What you need to do: Everything from the first line down to the line containing "const yTicks = [0, 20, 40, 60];" is to be retyped exactly, both ends included, with pictures left out.

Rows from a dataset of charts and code
........
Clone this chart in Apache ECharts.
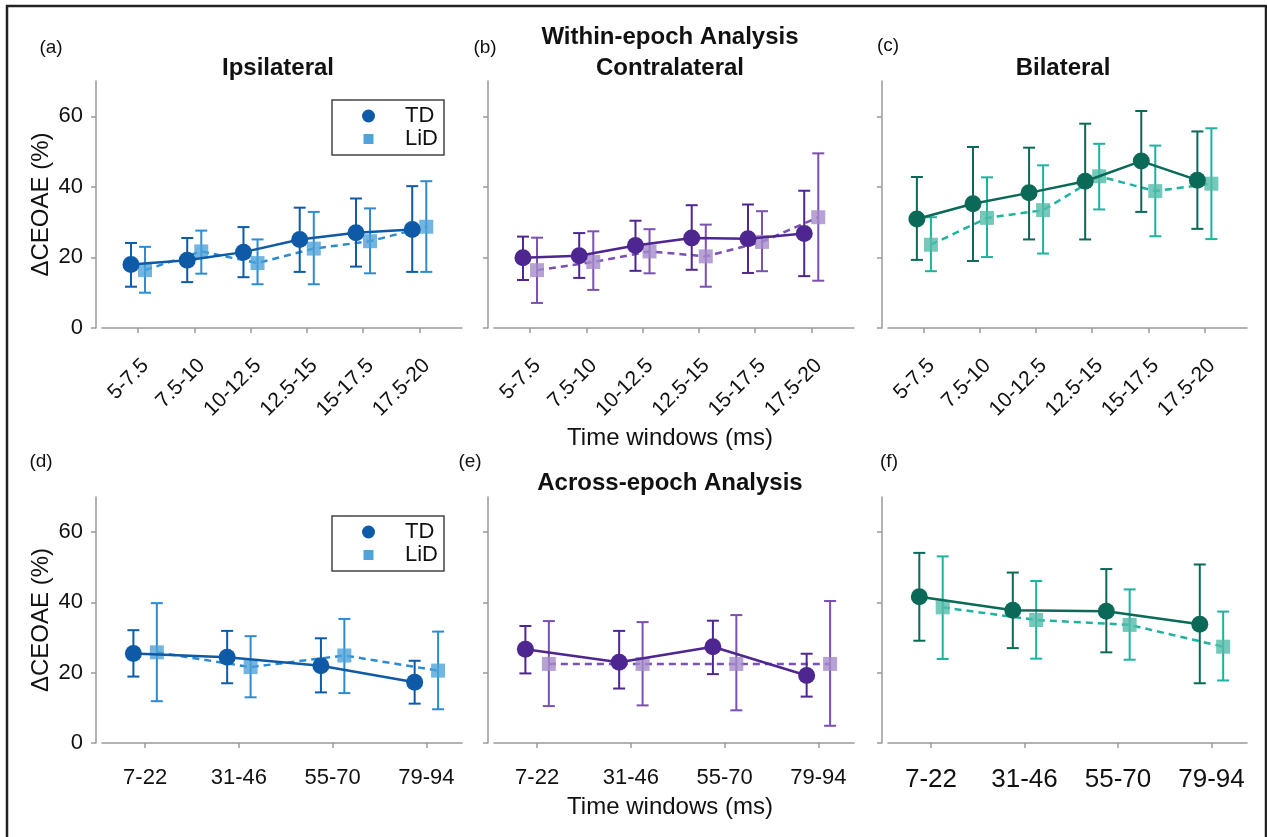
<!DOCTYPE html>
<html><head><meta charset="utf-8">
<script src="https://cdn.jsdelivr.net/npm/echarts@6/dist/echarts.min.js"></script>
<style>html,body{margin:0;padding:0;background:#fff}#c{width:1267px;height:837px}</style>
</head><body><div id="c"></div>
<script>
// ---- categories / ticks ----
const withinWindows = ['5-7.5','7.5-10','10-12.5','12.5-15','15-17.5','17.5-20'];
const acrossWindows = ['7-22','31-46','55-70','79-94'];
const yTicks = [0, 20, 40, 60];

// ---- (a) Ipsilateral ----
const ipsiTD     = [18.0, 19.2, 21.5, 25.1, 27.0, 27.9];
const ipsiTDci   = [[11.7,24.1],[13.0,25.5],[14.4,28.6],[15.9,34.1],[17.4,36.7],[15.9,40.2]];
const ipsiLiD    = [16.4, 21.7, 18.4, 22.5, 24.6, 28.7];
const ipsiLiDci  = [[10.0,23.0],[15.4,27.6],[12.4,25.1],[12.4,32.9],[15.5,33.9],[15.9,41.6]];
// ---- (b) Contralateral ----
const contraTD    = [19.9, 20.5, 23.4, 25.5, 25.3, 26.8];
const contraTDci  = [[13.6,25.9],[14.2,26.9],[16.2,30.4],[16.5,34.8],[15.6,35.0],[14.7,38.9]];
const contraLiD   = [16.4, 18.7, 21.7, 20.3, 24.4, 31.4];
const contraLiDci = [[7.1,25.6],[10.8,27.4],[15.5,28.0],[11.7,29.3],[16.1,33.1],[13.4,49.5]];
// ---- (c) Bilateral ----
const bilatTD    = [30.9, 35.2, 38.3, 41.6, 47.3, 41.9];
const bilatTDci  = [[19.3,42.8],[19.0,51.3],[25.1,51.1],[25.1,57.9],[32.9,61.5],[28.1,55.7]];
const bilatLiD   = [23.6, 31.2, 33.4, 43.0, 38.8, 40.9];
const bilatLiDci = [[16.1,31.4],[20.1,42.7],[21.1,46.1],[33.6,52.2],[26.0,51.7],[25.2,56.6]];
// ---- (d) Across ipsilateral ----
const dTD    = [25.5, 24.4, 22.0, 17.3];
const dTDci  = [[18.9,32.1],[17.0,31.9],[14.4,29.8],[11.2,23.4]];
const dLiD   = [25.8, 21.6, 24.9, 20.6];
const dLiDci = [[11.9,39.8],[13.0,30.4],[14.2,35.3],[9.6,31.7]];
// ---- (e) Across contralateral ----
const eTD    = [26.7, 23.0, 27.4, 19.2];
const eTDci  = [[19.8,33.3],[15.5,31.9],[19.6,34.8],[13.2,25.4]];
const eLiD   = [22.5, 22.5, 22.5, 22.5];
const eLiDci = [[10.5,34.7],[10.7,34.4],[9.3,36.4],[4.9,40.4]];
// ---- (f) Across bilateral ----
const fTD    = [41.6, 37.8, 37.5, 33.8];
const fTDci  = [[29.1,54.1],[27.0,48.5],[25.8,49.5],[17.0,50.8]];
const fLiD   = [38.6, 35.0, 33.6, 27.4];
const fLiDci = [[23.9,53.1],[24.0,46.1],[23.7,43.7],[17.8,37.4]];

const FONT = "'Liberation Sans', Arial, Helvetica, sans-serif";
const blue   = {td:'#0e5aa7', lid:'#4ea3d8', lidLine:'#2c8bd3'};
const purple = {td:'#4e2690', lid:'#a58bc9', lidLine:'#7a50b4'};
const green  = {td:'#0b6957', lid:'#52bcaa', lidLine:'#1db39e'};

const panels = [
  {grid:{left:102,top:81,width:360,height:247}, cats:withinWindows, td:ipsiTD, tdCI:ipsiTDci, lid:ipsiLiD, lidCI:ipsiLiDci, col:blue, yLab:true, rot:45, fs:21, xmin:0.36, xmax:6.76, xoff:9},
  {grid:{left:494,top:81,width:360,height:247}, cats:withinWindows, td:contraTD, tdCI:contraTDci, lid:contraLiD, lidCI:contraLiDci, col:purple, yLab:false, rot:45, fs:21, xmin:0.36, xmax:6.76, xoff:9},
  {grid:{left:888,top:81,width:359,height:247}, cats:withinWindows, td:bilatTD, tdCI:bilatTDci, lid:bilatLiD, lidCI:bilatLiDci, col:green, yLab:false, rot:45, fs:21, xmin:0.36, xmax:6.76, xoff:9},
  {grid:{left:102,top:497,width:360,height:246}, cats:acrossWindows, td:dTD, tdCI:dTDci, lid:dLiD, lidCI:dLiDci, col:blue, yLab:true, rot:0, fs:22, xmin:0.54, xmax:4.38, xoff:10},
  {grid:{left:494,top:497,width:360,height:246}, cats:acrossWindows, td:eTD, tdCI:eTDci, lid:eLiD, lidCI:eLiDci, col:purple, yLab:false, rot:0, fs:22, xmin:0.54, xmax:4.38, xoff:10},
  {grid:{left:888,top:497,width:359,height:246}, cats:acrossWindows, td:fTD, tdCI:fTDci, lid:fLiD, lidCI:fLiDci, col:green, yLab:false, rot:0, fs:26, xmin:0.54, xmax:4.38, xoff:10}
];

const DX = 0.125;

function errRender(color){
  return function(params, api){
    const x = api.value(0), lo = api.value(1), hi = api.value(2);
    const p1 = api.coord([x, lo]), p2 = api.coord([x, hi]);
    const w = 6;
    const style = {stroke: color, lineWidth: 2};
    return {type:'group', children:[
      {type:'line', shape:{x1:p1[0],y1:p1[1],x2:p2[0],y2:p2[1]}, style},
      {type:'line', shape:{x1:p1[0]-w,y1:p1[1],x2:p1[0]+w,y2:p1[1]}, style},
      {type:'line', shape:{x1:p2[0]-w,y1:p2[1],x2:p2[0]+w,y2:p2[1]}, style}
    ]};
  };
}

const grids = [], xAxes = [], yAxes = [], series = [];
panels.forEach((p, i) => {
  grids.push(Object.assign({containLabel:false}, p.grid));
  const xVals = p.cats.map((c, k) => k + 1);
  xAxes.push({
    type:'value', gridIndex:i, min:p.xmin, max:p.xmax, offset:p.xoff,
    axisLine:{show:true, lineStyle:{color:'#9a9a9a', width:1.5}},
    axisTick:{show:true, length:5, customValues:xVals, lineStyle:{color:'#9a9a9a', width:1.5}},
    axisLabel:{show:true, customValues:xVals, rotate:p.rot, margin:p.rot ? 18 : 14,
      verticalAlign:'top',
      color:'#111', fontFamily:FONT, fontSize:p.fs,
      formatter: v => p.cats[Math.round(v) - 1]},
    splitLine:{show:false}
  });
  yAxes.push({
    type:'value', gridIndex:i, min:0, max:70, offset:6,
    name: p.yLab ? 'ΔCEOAE (%)' : '', nameLocation:'middle', nameGap:43,
    nameTextStyle:{fontFamily:FONT, fontSize:24, color:'#111'},
    axisLine:{show:true, lineStyle:{color:'#9a9a9a', width:1.5}},
    axisTick:{show:true, length:5, customValues:yTicks, lineStyle:{color:'#9a9a9a', width:1.5}},
    axisLabel:{show:p.yLab, customValues:yTicks, margin:13, color:'#111', fontFamily:FONT, fontSize:22},
    splitLine:{show:false}
  });
  const tdPts  = p.td.map((v, k) => [k + 1 - DX, v]);
  const lidPts = p.lid.map((v, k) => [k + 1 + DX, v]);
  const tdErr  = p.tdCI.map((c, k) => [k + 1 - DX, c[0], c[1]]);
  const lidErr = p.lidCI.map((c, k) => [k + 1 + DX, c[0], c[1]]);
  series.push({type:'custom', name:'LiD', xAxisIndex:i, yAxisIndex:i, renderItem:errRender(p.col.lidLine),
    encode:{x:0, y:[1,2]}, data:lidErr, z:2, silent:true});
  series.push({type:'line', name:'LiD', xAxisIndex:i, yAxisIndex:i, data:lidPts, z:3,
    symbol:'rect', symbolSize:14,
    itemStyle:{color:p.col.lid, opacity:0.8},
    lineStyle:{color:p.col.lidLine, width:2.5, type:[7,5]}});
  series.push({type:'custom', name:'TD', xAxisIndex:i, yAxisIndex:i, renderItem:errRender(p.col.td),
    encode:{x:0, y:[1,2]}, data:tdErr, z:4, silent:true});
  series.push({type:'line', name:'TD', xAxisIndex:i, yAxisIndex:i, data:tdPts, z:5,
    symbol:'circle', symbolSize:17,
    itemStyle:{color:p.col.td, opacity:1},
    lineStyle:{color:p.col.td, width:2.5}});
});

const circleIcon = 'path://M0,0 M38,13 M13,6.5 A6.5,6.5 0 1 1 0,6.5 A6.5,6.5 0 1 1 13,6.5 Z';
const rectIcon   = 'path://M0,0 M38,13 M1.5,1.5 L11.5,1.5 L11.5,11.5 L1.5,11.5 Z';
function legendAt(top){
  return {
    left:332, top:top, orient:'vertical', itemWidth:38, itemHeight:13, itemGap:1,
    padding:[5, 6, 5, 30], borderColor:'#444', borderWidth:1.5, backgroundColor:'#fff',
    textStyle:{fontFamily:FONT, fontSize:22, color:'#111'},
    selectedMode:false,
    data:[
      {name:'TD', icon:circleIcon, itemStyle:{color:blue.td}},
      {name:'LiD', icon:rectIcon, itemStyle:{color:blue.lid}}
    ]
  };
}

function txt(x, y, text, size, bold){
  return {type:'text', x:x, y:y, silent:true, z:100,
    style:{text:text, align:'center', verticalAlign:'middle', fill:'#111',
      fontFamily:FONT, fontSize:size, fontWeight: bold ? 'bold' : 'normal'}};
}

const texts = [
  txt(51, 48, '(a)', 19), txt(485, 48, '(b)', 19), txt(888, 46, '(c)', 19),
  txt(41, 462, '(d)', 19), txt(470, 462, '(e)', 19), txt(889, 462, '(f)', 19),
  txt(278, 68, 'Ipsilateral', 24, true),
  txt(670, 37, 'Within-epoch Analysis', 24, true),
  txt(670, 68, 'Contralateral', 24, true),
  txt(1063, 68, 'Bilateral', 24, true),
  txt(670, 483, 'Across-epoch Analysis', 24, true),
  txt(670, 438, 'Time windows (ms)', 24),
  txt(670, 807, 'Time windows (ms)', 24),
  {type:'rect', silent:true, z:100, shape:{x:7, y:6, width:1259, height:845},
    style:{fill:'none', stroke:'#222', lineWidth:2.5}}
];

const chart = echarts.init(document.getElementById('c'), null, {renderer:'canvas'});
chart.setOption({
  animation:false,
  backgroundColor:'#fff',
  grid:grids, xAxis:xAxes, yAxis:yAxes, series:series,
  legend:[legendAt(100), legendAt(516)],
  graphic:texts
});
</script></body></html>
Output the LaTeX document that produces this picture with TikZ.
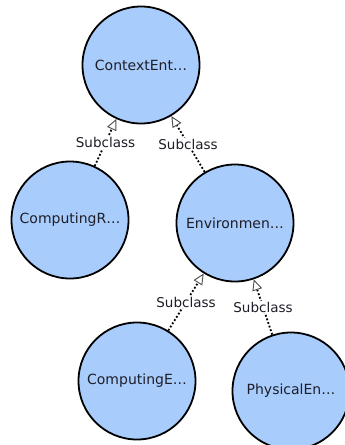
\documentclass[tikz,border=0pt]{standalone}
\usepackage{fontspec}
\setsansfont{DejaVu Sans}
\usetikzlibrary{arrows.meta}
\definecolor{classblue}{RGB}{168,204,252}
\definecolor{classtext}{RGB}{30,30,40}
\tikzset{
  classnode/.style = {circle, draw=black, line width=1.8pt, fill=classblue, minimum size=117pt, inner sep=0pt, text=classtext, font=\sffamily\fontsize{14}{16}\selectfont},
  subclass/.style = {line width=1.8pt, dotted, -{Triangle[open, length=11pt, width=10pt, line width=0.9pt, color=black!70, line cap=butt]}},
  edgelabel/.style = {fill=white, inner sep=1pt, text=classtext, font=\sffamily\fontsize{13.5}{15}\selectfont},
}
\begin{document}
\begin{tikzpicture}[x=1pt, y=-1pt]
\useasboundingbox (0,0) rectangle (345,445);
\clip (0,0) rectangle (345,445);
\node [classnode] (context) at (141,65) {ContextEnt…};
\node [classnode] (computingr) at (70,220) {ComputingR…};
\node [classnode] (environment) at (235,223) {Environmen…};
\node [classnode] (computinge) at (137,381) {ComputingE…};
\node [classnode] (physical) at (291,391) {PhysicalEn…};
% subclass links point from child to parent
\draw [subclass] (computingr) -- (context) node [edgelabel, midway] {Subclass};
\draw [subclass] (environment) -- (context) node [edgelabel, midway] {Subclass};
\draw [subclass] (computinge) -- (environment) node [edgelabel, midway] {Subclass};
\draw [subclass] (physical) -- (environment) node [edgelabel, midway] {Subclass};
\end{tikzpicture}
\end{document}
........
Response:
Clone this chart in Apache ECharts.
<!DOCTYPE html>
<html><head><meta charset="utf-8">
<script src="https://cdn.jsdelivr.net/npm/echarts@6/dist/echarts.min.js"></script>
<style>html,body{margin:0;padding:0;background:#fff}#c{width:1267px;height:837px}</style>
</head><body><div id="c"></div>
<script>
// ---- categories / ticks ----
const withinWindows = ['5-7.5','7.5-10','10-12.5','12.5-15','15-17.5','17.5-20'];
const acrossWindows = ['7-22','31-46','55-70','79-94'];
const yTicks = [0, 20, 40, 60];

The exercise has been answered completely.